Dear Loopers,
Kelela dropped her first album in almost six years this week. It’s called Raven and is out on Warp Records.
I marked the occasion by listening to her back catalog, starting with 2013’s Cut 4 Me and through most of Take Me Apart, her previous full-length. What first piqued my interest were her collaborators, a group of producers whose main purpose was to create a futuristic world for our protagonist. It wasn’t an organic world. The life was found under darkness and inside the machines.
The best of the bunch was UK producer Jam City, who wisely continued to work with Kelela through Take Me Apart. The first song from that album, “Frontline,” once again introduced Kelela as our defiant lead. She’s unfazed and determined, batting away needy lovers and finding freedom on the dance floor.
As the song fades away, so does the fog and smoke that surrounds her. You hear heels clacking on the concrete, strutting toward an unknown target. Our protagonist points her keys toward the car. Beep beep. She opens the door, slides in, presses the ignition and speeds away. In that moment, Jam City completed the picture of a woman hurt too many times to trust anyone but herself:
Could be winter but I burn inside
In the back of my mind, I hear nothing
Keep this feeling alive, I feel nothing now
Then I'm in my ride
Anything I left behind don't mean nothing now
This is an old trick Jam City pulled years before on his own masterpiece, 2012’s Classical Curves. On “Hyatt Park Nights, Pt. I,” he erects a brutalist structure littered with broken glass, barking Dobermanns and aluminum beams. His protagonist is either causing the chaos or being subjected to it. Just like Kelela, when the noise fades away, he unlocks his car, sparks the ignition and drives away.
Both “Frontline” and “Hyatt Park Nights, Pt. I” use the sound of driving away to signify escape — from drama, from destruction, from the scene of the crime. It could be argued that Classical Curves paved the way for Kelela and Cut 4 Me. She rose as a force of good in that world, overcoming its bitterness and aggression with her own strength and courage.
Raven, her latest record, catches up with our protagonist in the distant future. Her battles won, she bathes in elegance, wondering just what eternal love can bring. The picture is silver and gold, sparkling with cosmic dust.
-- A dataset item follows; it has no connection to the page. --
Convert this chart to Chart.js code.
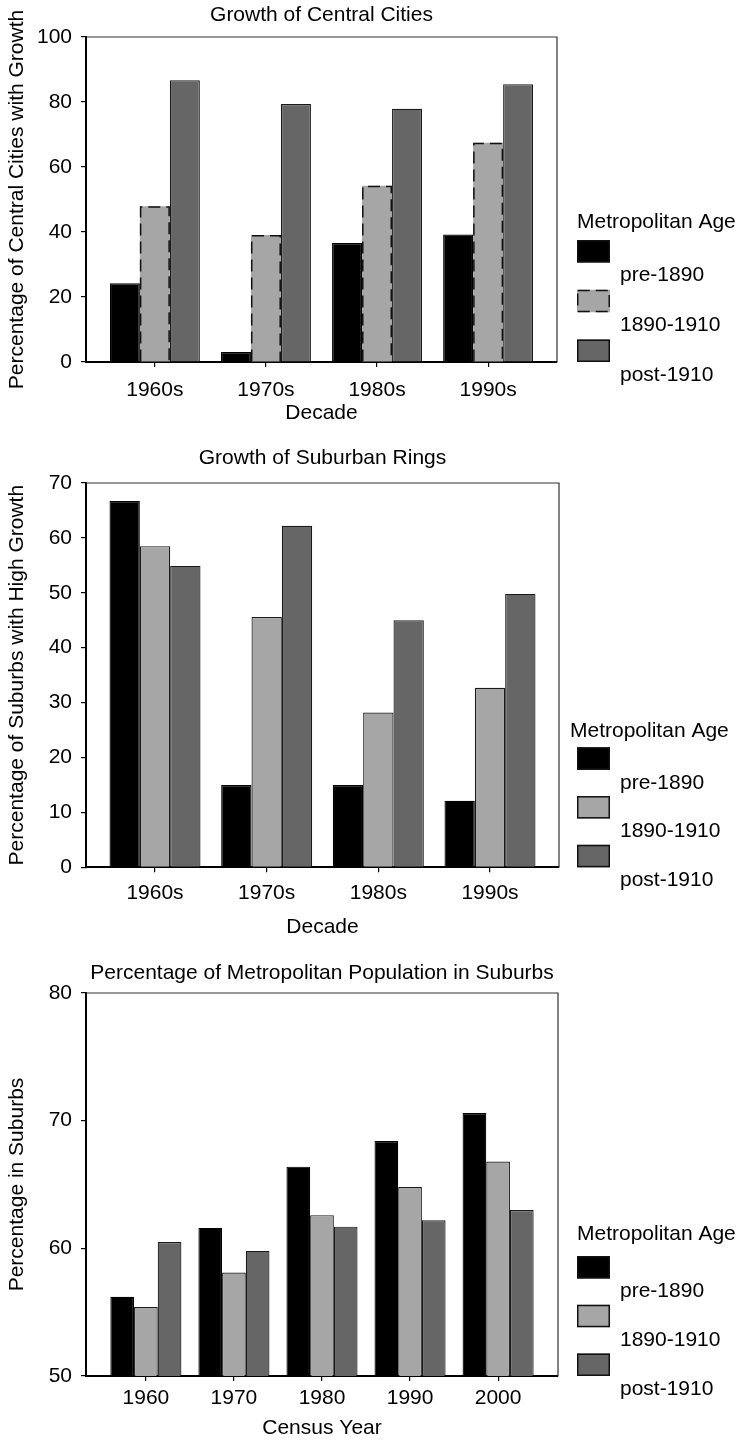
<!DOCTYPE html>
<html>
<head>
<meta charset="utf-8">
<script src="https://cdn.jsdelivr.net/npm/chart.js@4.4.0/dist/chart.umd.min.js"></script>
<style>
  html, body { margin: 0; padding: 0; background: #fff; }
  .panel { position: absolute; left: 0; width: 740px; }
</style>
</head>
<body>
<div class="panel" style="top:0px;height:430px"><canvas id="central" width="740" height="430"></canvas></div>
<div class="panel" style="top:430px;height:514px"><canvas id="suburban" width="740" height="514"></canvas></div>
<div class="panel" style="top:944px;height:497px"><canvas id="share" width="740" height="497"></canvas></div>
<script>
// series (metropolitan age groups)
const seriesNames = ['pre-1890', '1890-1910', 'post-1910'];

// Growth of Central Cities
const decades = ['1960s', '1970s', '1980s', '1990s'];
const centralPre = [24.2, 3.1, 36.6, 39.2];
const centralMid = [47.9, 39.1, 54.2, 67.5];
const centralPost = [86.7, 79.4, 77.9, 85.5];
const centralTicks = [0, 20, 40, 60, 80, 100];

// Growth of Suburban Rings
const suburbPre = [66.7, 15.0, 15.0, 12.1];
const suburbMid = [58.5, 45.6, 28.2, 32.7];
const suburbPost = [54.9, 62.2, 45.0, 49.8];
const suburbTicks = [0, 10, 20, 30, 40, 50, 60, 70];

// Percentage of Metropolitan Population in Suburbs
const censusYears = ['1960', '1970', '1980', '1990', '2000'];
const sharePre = [56.2, 61.6, 66.4, 68.4, 70.6];
const shareMid = [55.4, 58.1, 62.6, 64.8, 66.8];
const sharePost = [60.5, 59.8, 61.7, 62.2, 63.0];
const shareTicks = [50, 60, 70, 80];

const FONT = "'Liberation Sans', Arial, Helvetica, sans-serif";
const seriesFill = ['#000000', '#a6a6a6', '#666666'];
const txt = { family: FONT, size: 21, lineHeight: 1.2 };

// category axis whose outer margin (in category units) can be set
class EdgeCategory extends Chart.CategoryScale {
  buildTicks() {
    const ticks = super.buildTicks();
    const e = this.options.edge;
    if (e != null) {
      this._startValue = this.min - e;
      this._valueRange = (this.max - this.min) + 2 * e;
    }
    return ticks;
  }
}
EdgeCategory.id = 'edgeCategory';
EdgeCategory.defaults = Chart.CategoryScale.defaults;
Chart.register(EdgeCategory);

// top/right edges of the box + chart title
const frame = {
  id: 'frame',
  afterDraw(chart, args, o) {
    const { ctx, chartArea: a } = chart;
    ctx.save();
    ctx.strokeStyle = '#333';
    ctx.lineWidth = 1.2;
    ctx.beginPath();
    ctx.moveTo(a.left, a.top);
    ctx.lineTo(a.right, a.top);
    ctx.lineTo(a.right, a.bottom);
    ctx.stroke();
    ctx.fillStyle = '#000';
    ctx.font = `21px ${FONT}`;
    ctx.textAlign = 'center';
    ctx.textBaseline = 'middle';
    ctx.fillText(o.title, (a.left + a.right) / 2, a.top - o.gap);
    ctx.restore();
  }
};

// dashed outline for the 1890-1910 bars of the first panel
const dashedBars = {
  id: 'dashedBars',
  afterDatasetsDraw(chart) {
    const { ctx } = chart;
    chart.data.datasets.forEach((ds, di) => {
      if (!ds.dashed) return;
      chart.getDatasetMeta(di).data.forEach(bar => {
        const { x, y, base, width } = bar.getProps(['x', 'y', 'base', 'width'], true);
        const l = x - width / 2 + 0.75, r = x + width / 2 - 0.75;
        ctx.save();
        ctx.setLineDash([12, 6]);
        ctx.lineWidth = 1.5;
        ctx.strokeStyle = '#111';
        ctx.beginPath();
        ctx.moveTo(l, base);
        ctx.lineTo(l, y + 0.75);
        ctx.lineTo(r, y + 0.75);
        ctx.lineTo(r, base);
        ctx.stroke();
        ctx.restore();
      });
    });
  }
};

// legend on the right: title, then box with the label below-right of it
const ageLegend = {
  id: 'ageLegend',
  afterDraw(chart, args, o) {
    const { ctx, chartArea: a } = chart;
    const bw = 33, bh = 22.5;
    const sets = chart.data.datasets;
    const firstTop = a.bottom - bh - (sets.length - 1) * o.step;
    ctx.save();
    ctx.font = `21px ${FONT}`;
    ctx.textBaseline = 'middle';
    ctx.textAlign = 'left';
    ctx.fillStyle = '#000';
    ctx.fillText(o.title, o.titleX, firstTop - o.titleDy);
    sets.forEach((ds, i) => {
      const top = firstTop + i * o.step;
      ctx.fillStyle = ds.backgroundColor;
      ctx.fillRect(o.x, top, bw, bh);
      ctx.lineWidth = 1.5;
      ctx.strokeStyle = '#111';
      if (ds.dashed) ctx.setLineDash([12, 6]);
      ctx.strokeRect(o.x + 0.75, top + 0.75, bw - 1.5, bh - 1.5);
      ctx.setLineDash([]);
      ctx.fillStyle = '#000';
      ctx.fillText(ds.label, o.x + 43, top + 35.5);
    });
    ctx.restore();
  }
};

function groupedBars(id, o) {
  new Chart(document.getElementById(id), {
    type: 'bar',
    data: {
      labels: o.labels,
      datasets: o.series.map((vals, i) => ({
        label: seriesNames[i],
        data: vals,
        backgroundColor: seriesFill[i],
        borderColor: i === 0 ? '#000' : '#1a1a1a',
        borderWidth: (o.dashed && i === 1) ? 0 : 1.2,
        dashed: !!(o.dashed && i === 1),
        categoryPercentage: o.group,
        barPercentage: 1
      }))
    },
    options: {
      responsive: false,
      animation: false,
      layout: { padding: { top: o.padTop, right: o.padRight, left: 0, bottom: 0 } },
      plugins: {
        legend: { display: false },
        tooltip: { enabled: false },
        frame: { title: o.title, gap: o.titleGap },
        ageLegend: { title: 'Metropolitan Age', x: 577, titleX: o.legendTitleX, titleDy: o.legendTitleDy, step: o.legendStep }
      },
      scales: {
        x: {
          type: 'edgeCategory',
          edge: o.edge,
          offset: true,
          ticks: { autoSkip: false, maxRotation: 0, color: '#000', font: txt, padding: o.xPad },
          grid: { offset: false, drawOnChartArea: false, drawTicks: true, tickLength: 5, color: '#000', lineWidth: 1.2 },
          border: { display: true, color: '#000', width: 2 },
          title: { display: true, text: o.xTitle, color: '#000', font: txt, padding: { top: 0, bottom: o.xTitlePad } },
          afterFit: s => { s.height = o.xHeight; }
        },
        y: {
          min: o.yTicks[0],
          max: o.yTicks[o.yTicks.length - 1],
          afterBuildTicks: s => { s.ticks = o.yTicks.map(v => ({ value: v })); },
          ticks: { color: '#000', font: txt, padding: 9 },
          grid: { drawOnChartArea: false, drawTicks: true, tickLength: 5, color: '#000', lineWidth: 1.2 },
          border: { display: true, color: '#000', width: 2 },
          title: { display: true, text: o.yTitle, color: '#000', font: txt, padding: { top: 4.4, bottom: 0 } },
          afterFit: s => { s.width = 86; }
        }
      }
    },
    plugins: [dashedBars, frame, ageLegend]
  });
}

groupedBars('central', {
  title: 'Growth of Central Cities', titleGap: 22,
  labels: decades, series: [centralPre, centralMid, centralPost], yTicks: centralTicks,
  xTitle: 'Decade', yTitle: 'Percentage of Central Cities with Growth',
  dashed: true, edge: 0.62, group: 0.81,
  padTop: 37, padRight: 183, xHeight: 68, xPad: 10.4, xTitlePad: 4.4,
  legendTitleX: 577, legendTitleDy: 18, legendStep: 49.75
});

groupedBars('suburban', {
  title: 'Growth of Suburban Rings', titleGap: 25,
  labels: decades, series: [suburbPre, suburbMid, suburbPost], yTicks: suburbTicks,
  xTitle: 'Decade', yTitle: 'Percentage of Suburbs with High Growth',
  dashed: false, edge: 0.618, group: 0.815,
  padTop: 53, padRight: 181, xHeight: 76.7, xPad: 8.4, xTitlePad: 4.1,
  legendTitleX: 570, legendTitleDy: 15.6, legendStep: 48.75
});

groupedBars('share', {
  title: 'Percentage of Metropolitan Population in Suburbs', titleGap: 20,
  labels: censusYears, series: [sharePre, shareMid, sharePost], yTicks: shareTicks,
  xTitle: 'Census Year', yTitle: 'Percentage in Suburbs',
  dashed: false, edge: 0.68, group: 0.807,
  padTop: 49, padRight: 182, xHeight: 65, xPad: 4.4, xTitlePad: 0.4,
  legendTitleX: 577, legendTitleDy: 22, legendStep: 48.75
});
</script>
</body>
</html>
It lacks the grit that Jam City brought to her previous records, the harsh environment that gave Kelela a reason to unlock her car and drive away. It makes it harder to connect with our protagonist, now in a world light years away from our own.
Beep beep,
Miguel
Before I leave
I’ll be selling records from my collection at the Rocky Mountain Record Show in Denver next weekend (Feb. 18-19). It’s $6 entry on Saturday and free on Sunday. The Loops! booth will have a lot of indie and electronic from the 2000s, as well as used R&B, jazz and rock records. Come say hi — the flyer is below:
I may use the opportunity to debut a subscription option for this newsletter. The contents will still be for everyone, but down the line I’m likely to add exclusives for the paying audience. I’ll make it worth your while.
I saw Godard’s Goodbye to Language (2014) this week, finally. It’s just over an hour and I still fell asleep near the end. Still, what a treasure it exists. I think it’ll be on the Criterion Channel until the end of the month.
And finally — R.I.P. Burt Bacharach, one of the finest American songwriters to ever live.